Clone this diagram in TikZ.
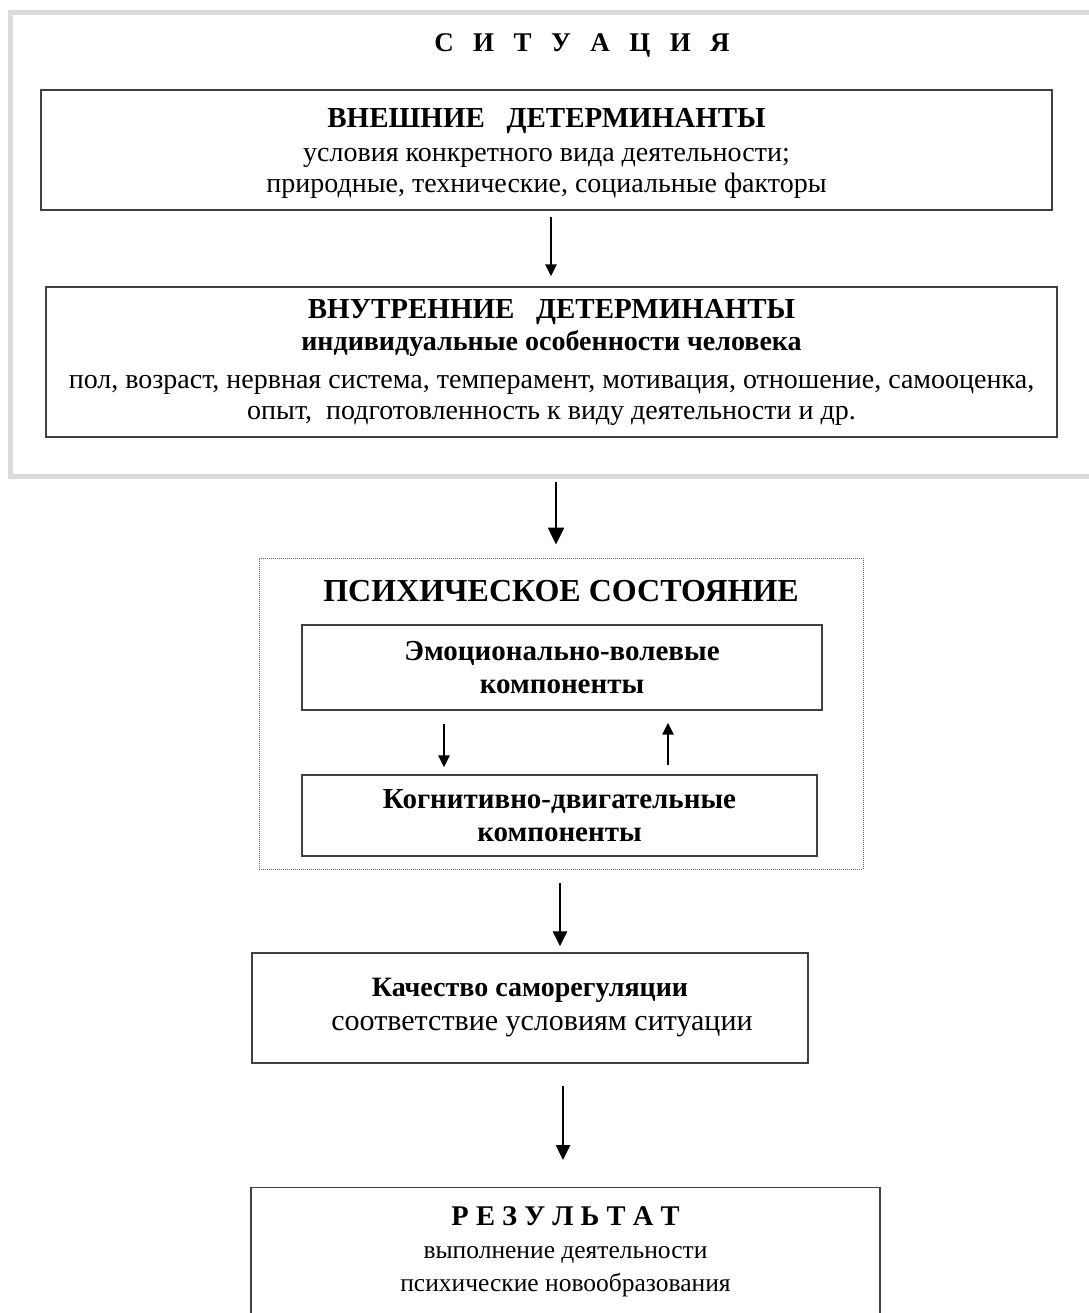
\documentclass[tikz,border=0pt]{standalone}
\usepackage{fontspec}
\setmainfont{Liberation Serif}
\usetikzlibrary{arrows.meta}
\newcommand\lsp{\hspace{.72em}}
\begin{document}
\begin{tikzpicture}[x=1pt, y=-1pt, >={Triangle[length=12pt,width=11pt]},
  box/.style={draw=black!75, line width=1.4pt, align=center, inner sep=0pt,
    font=\fontsize{28}{31}\selectfont},
  arr/.style={->, line width=2.4pt},
  bigarr/.style={-{Triangle[length=17pt,width=16pt]}, line width=2.6pt}]
\useasboundingbox (0,0) rectangle (1088,1313);
% situation frame
\node[draw=black!14, line width=5pt, minimum width=1120pt, minimum height=463.5pt, inner sep=0pt] (sit) at (570,244.25) {};
\node[font=\bfseries\fontsize{27}{30}\selectfont] (sitt) at (582,45) {С\lsp И\lsp Т\lsp У\lsp А\lsp Ц\lsp И\lsp Я};
\node[box, minimum width=1011pt, minimum height=120pt, text depth=0pt] (ext) at (546.5,150)
  {{\bfseries\fontsize{29}{31}\selectfont ВНЕШНИЕ\ \ \ ДЕТЕРМИНАНТЫ}\\[3pt]
   условия конкретного вида деятельности;\\
   природные, технические, социальные факторы};
\node[box, minimum width=1011pt, minimum height=150pt] (int) at (551.5,362)
  {{\bfseries\fontsize{29}{31}\selectfont ВНУТРЕННИЕ\ \ \ ДЕТЕРМИНАНТЫ}\\[1pt]
   {\bfseries индивидуальные особенности человека}\\[7pt]
   пол, возраст, нервная система, темперамент, мотивация, отношение, самооценка,\\
   опыт,\ \ подготовленность к виду деятельности и др.};
% psychic state
\node[draw=black!60, densely dotted, line width=1pt, minimum width=604pt, minimum height=311pt, inner sep=0pt] (psy) at (561,713.5) {};
\node[font=\bfseries\fontsize{32}{36}\selectfont] (psyt) at (561,591) {ПСИХИЧЕСКОЕ СОСТОЯНИЕ};
\node[box, font=\bfseries\fontsize{29}{33}\selectfont, minimum width=520pt, minimum height=85pt, text depth=0pt] (emo) at (562,667.5)
  {Эмоционально-волевые\\компоненты};
\node[box, font=\bfseries\fontsize{29}{33}\selectfont, minimum width=515pt, minimum height=81pt] (cog) at (559.5,815.5)
  {Когнитивно-двигательные\\компоненты};
% quality and result
\node[box, minimum width=556pt, minimum height=110pt] (qual) at (530,1008)
  {{\bfseries\fontsize{28}{31}\selectfont Качество саморегуляции}\\[3pt]
   {\fontsize{30}{31}\selectfont\hspace{24pt}соответствие условиям ситуации}};
\node[box, anchor=north, minimum width=629pt, minimum height=160pt] (res) at (565.5,1187) {};
\node[font=\fontsize{25.5}{33}\selectfont, align=center, anchor=north] (rest) at (res.north) [yshift=-16pt]
  {{\bfseries\fontsize{28.5}{33}\selectfont Р Е З У Л Ь Т А Т}\\
   выполнение деятельности\\ психические новообразования};
% arrows
\draw[arr] ([xshift=4.5pt,yshift=-6pt]ext.south) -- ([xshift=4.5pt,yshift=10pt]ext.south |- int.north);
\draw[bigarr] ([xshift=-14pt,yshift=-3pt]sit.south) -- ([xshift=-14pt,yshift=13pt]sit.south |- psy.north);
\draw[arr] ([xshift=-118pt,yshift=-13pt]emo.south) -- ([xshift=-118pt,yshift=7pt]emo.south |- cog.north);
\draw[arr] ([xshift=108.5pt,yshift=9pt]cog.north) -- ([xshift=108.5pt,yshift=-12pt]cog.north |- emo.south);
\draw[-{Triangle[length=15pt,width=14pt]}, line width=2.5pt] ([xshift=-1pt,yshift=-13pt]psy.south) -- ([xshift=-1pt,yshift=6pt]psy.south |- qual.north);
\draw[-{Triangle[length=15pt,width=14pt]}, line width=2.5pt] ([xshift=33pt,yshift=-22pt]qual.south) -- ([xshift=33pt,yshift=27pt]qual.south |- res.north);
\end{tikzpicture}
\end{document}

⁂

_WHAT YOU ARE ASKED TO DO_:
Repeat the material above in full and exactly, omitting the pictures.

_THE ANSWER_:
Clone this diagram in TikZ.
\documentclass[tikz,border=0pt]{standalone}
\usepackage{fontspec}
\setmainfont{Liberation Serif}
\usetikzlibrary{arrows.meta}
\newcommand\lsp{\hspace{.72em}}
\begin{document}
\begin{tikzpicture}[x=1pt, y=-1pt, >={Triangle[length=12pt,width=11pt]},
  box/.style={draw=black!75, line width=1.4pt, align=center, inner sep=0pt,
    font=\fontsize{28}{31}\selectfont},
  arr/.style={->, line width=2.4pt},
  bigarr/.style={-{Triangle[length=17pt,width=16pt]}, line width=2.6pt}]
\useasboundingbox (0,0) rectangle (1088,1313);
% situation frame
\node[draw=black!14, line width=5pt, minimum width=1120pt, minimum height=463.5pt, inner sep=0pt] (sit) at (570,244.25) {};
\node[font=\bfseries\fontsize{27}{30}\selectfont] (sitt) at (582,45) {С\lsp И\lsp Т\lsp У\lsp А\lsp Ц\lsp И\lsp Я};
\node[box, minimum width=1011pt, minimum height=120pt, text depth=0pt] (ext) at (546.5,150)
  {{\bfseries\fontsize{29}{31}\selectfont ВНЕШНИЕ\ \ \ ДЕТЕРМИНАНТЫ}\\[3pt]
   условия конкретного вида деятельности;\\
   природные, технические, социальные факторы};
\node[box, minimum width=1011pt, minimum height=150pt] (int) at (551.5,362)
  {{\bfseries\fontsize{29}{31}\selectfont ВНУТРЕННИЕ\ \ \ ДЕТЕРМИНАНТЫ}\\[1pt]
   {\bfseries индивидуальные особенности человека}\\[7pt]
   пол, возраст, нервная система, темперамент, мотивация, отношение, самооценка,\\
   опыт,\ \ подготовленность к виду деятельности и др.};
% psychic state
\node[draw=black!60, densely dotted, line width=1pt, minimum width=604pt, minimum height=311pt, inner sep=0pt] (psy) at (561,713.5) {};
\node[font=\bfseries\fontsize{32}{36}\selectfont] (psyt) at (561,591) {ПСИХИЧЕСКОЕ СОСТОЯНИЕ};
\node[box, font=\bfseries\fontsize{29}{33}\selectfont, minimum width=520pt, minimum height=85pt, text depth=0pt] (emo) at (562,667.5)
  {Эмоционально-волевые\\компоненты};
\node[box, font=\bfseries\fontsize{29}{33}\selectfont, minimum width=515pt, minimum height=81pt] (cog) at (559.5,815.5)
  {Когнитивно-двигательные\\компоненты};
% quality and result
\node[box, minimum width=556pt, minimum height=110pt] (qual) at (530,1008)
  {{\bfseries\fontsize{28}{31}\selectfont Качество саморегуляции}\\[3pt]
   {\fontsize{30}{31}\selectfont\hspace{24pt}соответствие условиям ситуации}};
\node[box, anchor=north, minimum width=629pt, minimum height=160pt] (res) at (565.5,1187) {};
\node[font=\fontsize{25.5}{33}\selectfont, align=center, anchor=north] (rest) at (res.north) [yshift=-16pt]
  {{\bfseries\fontsize{28.5}{33}\selectfont Р Е З У Л Ь Т А Т}\\
   выполнение деятельности\\ психические новообразования};
% arrows
\draw[arr] ([xshift=4.5pt,yshift=-6pt]ext.south) -- ([xshift=4.5pt,yshift=10pt]ext.south |- int.north);
\draw[bigarr] ([xshift=-14pt,yshift=-3pt]sit.south) -- ([xshift=-14pt,yshift=13pt]sit.south |- psy.north);
\draw[arr] ([xshift=-118pt,yshift=-13pt]emo.south) -- ([xshift=-118pt,yshift=7pt]emo.south |- cog.north);
\draw[arr] ([xshift=108.5pt,yshift=9pt]cog.north) -- ([xshift=108.5pt,yshift=-12pt]cog.north |- emo.south);
\draw[-{Triangle[length=15pt,width=14pt]}, line width=2.5pt] ([xshift=-1pt,yshift=-13pt]psy.south) -- ([xshift=-1pt,yshift=6pt]psy.south |- qual.north);
\draw[-{Triangle[length=15pt,width=14pt]}, line width=2.5pt] ([xshift=33pt,yshift=-22pt]qual.south) -- ([xshift=33pt,yshift=27pt]qual.south |- res.north);
\end{tikzpicture}
\end{document}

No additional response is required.